Pictures excluded, return the lines below from the first through the line holding "Chart.register(...registerables);".

** start **

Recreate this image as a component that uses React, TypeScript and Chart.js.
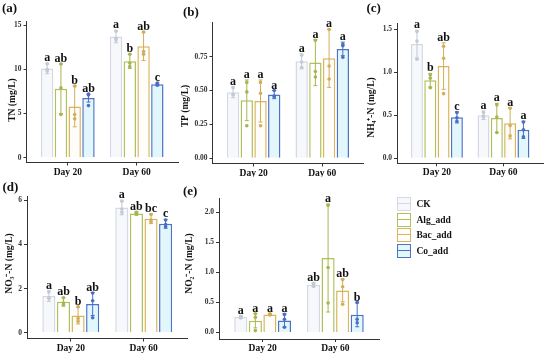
import React, { useEffect, useRef } from 'react';
import { Chart, registerables } from 'chart.js';
Chart.register(...registerables);

const DAYS = ['Day 20', 'Day 60'];
const SERIES = ['CK', 'Alg_add', 'Bac_add', 'Co_add'];
const BORDER = ['#d3d9e5', '#aec259', '#d8b55e', '#4e72c6'];
const FILL = ['#f6f8fb', '#ffffff', '#fffdfa', '#e1f7fc'];
const MARK = ['#c3c9d6', '#a9b550', '#d3ad58', '#4b6ec4'];

// (a) TN  — rows: CK, Alg_add, Bac_add, Co_add ; cols: Day 20, Day 60
const TN_MEAN = [[10.1, 13.7], [7.8, 10.9], [5.8, 12.6], [6.75, 8.3]];
const TN_SD = [[0.6, 0.7], [2.8, 0.8], [2.3, 1.6], [0.45, 0.15]];
const TN_PTS = [
  [[10.6, 10.0, 9.8], [14.3, 13.3, 13.5]],
  [[10.6, 7.9, 4.9], [11.7, 10.7, 10.3]],
  [[8.1, 4.9, 4.4], [14.2, 12.0, 11.7]],
  [[7.2, 7.1, 5.9], [8.45, 8.3, 8.2]],
];
const TN_LET = [['a', 'a'], ['ab', 'b'], ['b', 'ab'], ['ab', 'c']];
const TN_TICKS = [0, 5, 10, 15];

// (b) TP
const TP_MEAN = [[0.487, 0.715], [0.428, 0.706], [0.423, 0.738], [0.47, 0.807]];
const TP_SD = [[0.04, 0.055], [0.15, 0.17], [0.155, 0.215], [0.03, 0.05]];
const TP_PTS = [
  [[0.52, 0.47, 0.47], [0.76, 0.71, 0.67]],
  [[0.56, 0.49, 0.24], [0.87, 0.64, 0.6]],
  [[0.56, 0.48, 0.24], [0.95, 0.68, 0.585]],
  [[0.5, 0.46, 0.455], [0.84, 0.83, 0.745]],
];
const TP_LET = [['a', 'a'], ['a', 'a'], ['a', 'a'], ['a', 'a']];
const TP_TICKS = [0, 0.25, 0.5, 0.75];

// (c) NH4+-N
const NH_MEAN = [[1.326, 0.5], [0.905, 0.468], [1.07, 0.406], [0.475, 0.33]];
const NH_SD = [[0.16, 0.05], [0.08, 0.17], [0.27, 0.18], [0.065, 0.1]];
const NH_PTS = [
  [[1.47, 1.36, 1.15], [0.53, 0.49, 0.48]],
  [[0.97, 0.93, 0.82], [0.62, 0.48, 0.3]],
  [[1.3, 1.16, 0.75], [0.58, 0.38, 0.26]],
  [[0.53, 0.47, 0.43], [0.42, 0.33, 0.25]],
];
const NH_LET = [['a', 'a'], ['b', 'a'], ['ab', 'a'], ['c', 'a']];
const NH_TICKS = [0, 0.5, 1.0, 1.5];

// (d) NO3--N
const NO3_MEAN = [[1.66, 5.67], [1.4, 5.4], [0.78, 5.16], [1.3, 4.93]];
const NO3_SD = [[0.24, 0.33], [0.2, 0.08], [0.38, 0.22], [0.52, 0.2]];
const NO3_PTS = [
  [[1.85, 1.58, 1.55], [5.95, 5.6, 5.45]],
  [[1.58, 1.35, 1.28], [5.45, 5.4, 5.37]],
  [[1.18, 0.65, 0.52], [5.35, 5.1, 5.02]],
  [[1.8, 1.45, 0.68], [5.1, 4.9, 4.8]],
];
const NO3_LET = [['a', 'a'], ['ab', 'ab'], ['b', 'bc'], ['ab', 'c']];
const NO3_TICKS = [0, 2, 4, 6];

// (e) NO2--N
const NO2_MEAN = [[0.256, 0.794], [0.195, 1.24], [0.3, 0.7], [0.2, 0.294]];
const NO2_SD = [[0.022, 0.036], [0.12, 0.9], [0.012, 0.19], [0.11, 0.2]];
const NO2_PTS = [
  [[0.27, 0.26, 0.24], [0.82, 0.79, 0.77]],
  [[0.31, 0.25, 0.03], [2.12, 1.08, 0.49]],
  [[0.31, 0.3, 0.29], [0.88, 0.76, 0.47]],
  [[0.3, 0.22, 0.085], [0.5, 0.22, 0.16]],
];
const NO2_LET = [['a', 'ab'], ['a', 'a'], ['a', 'ab'], ['a', 'b']];
const NO2_TICKS = [0, 0.5, 1.0, 1.5, 2.0];

const SERIF = '"Liberation Serif", "Times New Roman", serif';

type Panel = {
  label: string; title: string;
  mean: number[][]; sd: number[][]; pts: number[][][]; lets: string[][];
  ticks: number[]; dec: number; min: number; max: number;
  cx: number; cy: number; cw: number; ch: number;
  L: number; R: number; T: number; B: number;
  tx: number; ty: number; lx: number; ly: number;
};

const PANELS: Panel[] = [
  { label: '(a)', title: 'TN (mg/L)', mean: TN_MEAN, sd: TN_SD, pts: TN_PTS, lets: TN_LET, ticks: TN_TICKS, dec: 0,
    min: -0.53, max: 15.4, cx: 0, cy: 0, cw: 180, ch: 177, L: 26.5, R: 178, T: 21.5, B: 162.5, tx: 12.7, ty: 100, lx: 2, ly: 9 },
  { label: '(b)', title: 'TP (mg/L)', mean: TP_MEAN, sd: TP_SD, pts: TP_PTS, lets: TP_LET, ticks: TP_TICKS, dec: 2,
    min: -0.038, max: 1.0, cx: 180, cy: 0, cw: 185, ch: 177, L: 212.5, R: 363.4, T: 22.7, B: 163.5, tx: 186, ty: 106, lx: 183, ly: 13 },
  { label: '(c)', title: 'NH\u2084\u207A-N (mg/L)', mean: NH_MEAN, sd: NH_SD, pts: NH_PTS, lets: NH_LET, ticks: NH_TICKS, dec: 1,
    min: -0.058, max: 1.564, cx: 365, cy: 0, cw: 185, ch: 177, L: 397, R: 543.4, T: 23.5, B: 163.3, tx: 371.5, ty: 107.5, lx: 366.5, ly: 9 },
  { label: '(d)', title: 'NO\u2083\u207B-N (mg/L)', mean: NO3_MEAN, sd: NO3_SD, pts: NO3_PTS, lets: NO3_LET, ticks: NO3_TICKS, dec: 0,
    min: -0.26, max: 6.19, cx: 0, cy: 170, cw: 192, ch: 184, L: 27, R: 187.5, T: 196, B: 338.5, tx: 9.3, ty: 263.5, lx: 2.5, ly: 187.5 },
  { label: '(e)', title: 'NO\u2082\u207B-N (mg/L)', mean: NO2_MEAN, sd: NO2_SD, pts: NO2_PTS, lets: NO2_LET, ticks: NO2_TICKS, dec: 1,
    min: -0.11, max: 2.24, cx: 182, cy: 170, cw: 200, ch: 184, L: 219, R: 379, T: 198, B: 339, tx: 189.3, ty: 263.5, lx: 183, ly: 191.5 },
];

function makeOverlay(p: Panel) {
  return {
    id: 'overlay',
    afterDatasetsDraw(chart: any) {
      const ctx = chart.ctx as CanvasRenderingContext2D;
      const ys = chart.scales.y;
      ctx.save();
      SERIES.forEach((_, si) => {
        const meta = chart.getDatasetMeta(si);
        p.mean[si].forEach((m, di) => {
          const el = meta.data[di];
          const x = el.x;
          const top = ys.getPixelForValue(m + p.sd[si][di]);
          const bot = ys.getPixelForValue(Math.max(0, m - p.sd[si][di]));
          ctx.strokeStyle = MARK[si];
          ctx.lineWidth = 1;
          ctx.beginPath();
          ctx.moveTo(x, top); ctx.lineTo(x, bot);
          ctx.moveTo(x - 2, top); ctx.lineTo(x + 2, top);
          ctx.moveTo(x - 2, bot); ctx.lineTo(x + 2, bot);
          ctx.stroke();
          ctx.fillStyle = MARK[si];
          p.pts[si][di].forEach((v) => {
            ctx.beginPath();
            ctx.arc(x, ys.getPixelForValue(v), 1.8, 0, Math.PI * 2);
            ctx.fill();
          });
          ctx.fillStyle = '#111';
          ctx.font = `bold 12px ${SERIF}`;
          ctx.textAlign = 'center';
          ctx.textBaseline = 'alphabetic';
          ctx.fillText(p.lets[si][di], x, top - 2);
        });
      });
      ctx.restore();
    },
    afterDraw(chart: any) {
      const ctx = chart.ctx as CanvasRenderingContext2D;
      ctx.save();
      ctx.fillStyle = '#111';
      ctx.translate(p.tx - p.cx, p.ty - p.cy);
      ctx.rotate(-Math.PI / 2);
      ctx.font = `bold 9.5px ${SERIF}`;
      ctx.textAlign = 'center';
      ctx.textBaseline = 'middle';
      ctx.fillText(p.title, 0, 0);
      ctx.restore();
      ctx.save();
      ctx.fillStyle = '#111';
      ctx.font = `bold 13px ${SERIF}`;
      ctx.textAlign = 'left';
      ctx.textBaseline = 'middle';
      ctx.fillText(p.label, p.lx - p.cx, p.ly - p.cy);
      ctx.restore();
    },
  };
}

function PanelChart({ p }: { p: Panel }) {
  const ref = useRef<HTMLCanvasElement>(null);
  useEffect(() => {
    if (!ref.current) return;
    const yW = p.L - p.cx;
    const xH = p.cy + p.ch - p.B;
    const padT = p.T - p.cy;
    const padR = p.cx + p.cw - p.R;
    const chart = new Chart(ref.current, {
      type: 'bar',
      data: {
        datasets: SERIES.map((name, si) => ({
          label: name,
          data: p.mean[si].map((v, di) => ({ x: di + 1, y: v })),
          backgroundColor: FILL[si],
          borderColor: BORDER[si],
          borderWidth: 1.5,
          categoryPercentage: 0.8,
          barPercentage: 0.9,
        })),
      },
      options: {
        animation: false,
        responsive: false,
        maintainAspectRatio: false,
        layout: { padding: { left: 0, top: padT, right: padR, bottom: 0 } },
        plugins: { legend: { display: false }, tooltip: { enabled: false } },
        scales: {
          x: {
            type: 'linear',
            min: 0.4,
            max: 2.6,
            offset: false,
            afterBuildTicks: (s: any) => { s.ticks = DAYS.map((_, i) => ({ value: i + 1 })); },
            afterFit: (s: any) => { s.height = xH; },
            grid: { display: true, drawOnChartArea: false, drawTicks: true, tickLength: 3, color: '#333', offset: false },
            border: { display: true, color: '#333', width: 1 },
            ticks: {
              autoSkip: false,
              maxRotation: 0,
              padding: 1,
              color: '#111',
              font: { family: SERIF, weight: 'bold', size: 9.5 },
              callback: (v: any) => DAYS[Math.round(v) - 1] ?? '',
            },
          },
          y: {
            type: 'linear',
            min: p.min,
            max: p.max,
            afterBuildTicks: (s: any) => { s.ticks = p.ticks.map((v) => ({ value: v })); },
            afterFit: (s: any) => { s.width = yW; },
            grid: { display: true, drawOnChartArea: false, drawTicks: true, tickLength: 3, color: '#333' },
            border: { display: true, color: '#333', width: 1 },
            ticks: {
              padding: 2,
              color: '#333',
              font: { family: SERIF, weight: 'bold', size: 7.5 },
              callback: (v: any) => Number(v).toFixed(p.dec),
            },
          },
        },
      } as any,
      plugins: [makeOverlay(p)],
    });
    return () => chart.destroy();
  }, [p]);
  return (
    <canvas
      ref={ref}
      width={p.cw}
      height={p.ch}
      style={{ position: 'absolute', left: p.cx, top: p.cy, width: p.cw, height: p.ch }}
    />
  );
}

const LEG_Y = [204, 219.5, 235, 250.5];

export default function App() {
  return (
    <div style={{ position: 'absolute', left: 0, top: 0, width: 550, height: 354, background: '#fff', overflow: 'hidden' }}>
      {PANELS.map((p) => <PanelChart key={p.label} p={p} />)}
      {SERIES.map((name, i) => (
        <React.Fragment key={name}>
          <div style={{
            position: 'absolute', left: 397, top: LEG_Y[i] - 7, width: 14, height: 14, boxSizing: 'border-box',
            border: `1.5px solid ${BORDER[i]}`, background: FILL[i],
          }}>
            <div style={{ position: 'absolute', left: 0, right: 0, top: 5, height: 1, background: BORDER[i] }} />
          </div>
          <div style={{
            position: 'absolute', left: 416.5, top: LEG_Y[i] - 7, height: 14, lineHeight: '14px',
            fontFamily: SERIF, fontWeight: 'bold', fontSize: 9.5, color: '#111', whiteSpace: 'nowrap',
          }}>{name}</div>
        </React.Fragment>
      ))}
    </div>
  );
}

** end **

### Answer to this task
Recreate this image as a component that uses React, TypeScript and Chart.js.
import React, { useEffect, useRef } from 'react';
import { Chart, registerables } from 'chart.js';
Chart.register(...registerables);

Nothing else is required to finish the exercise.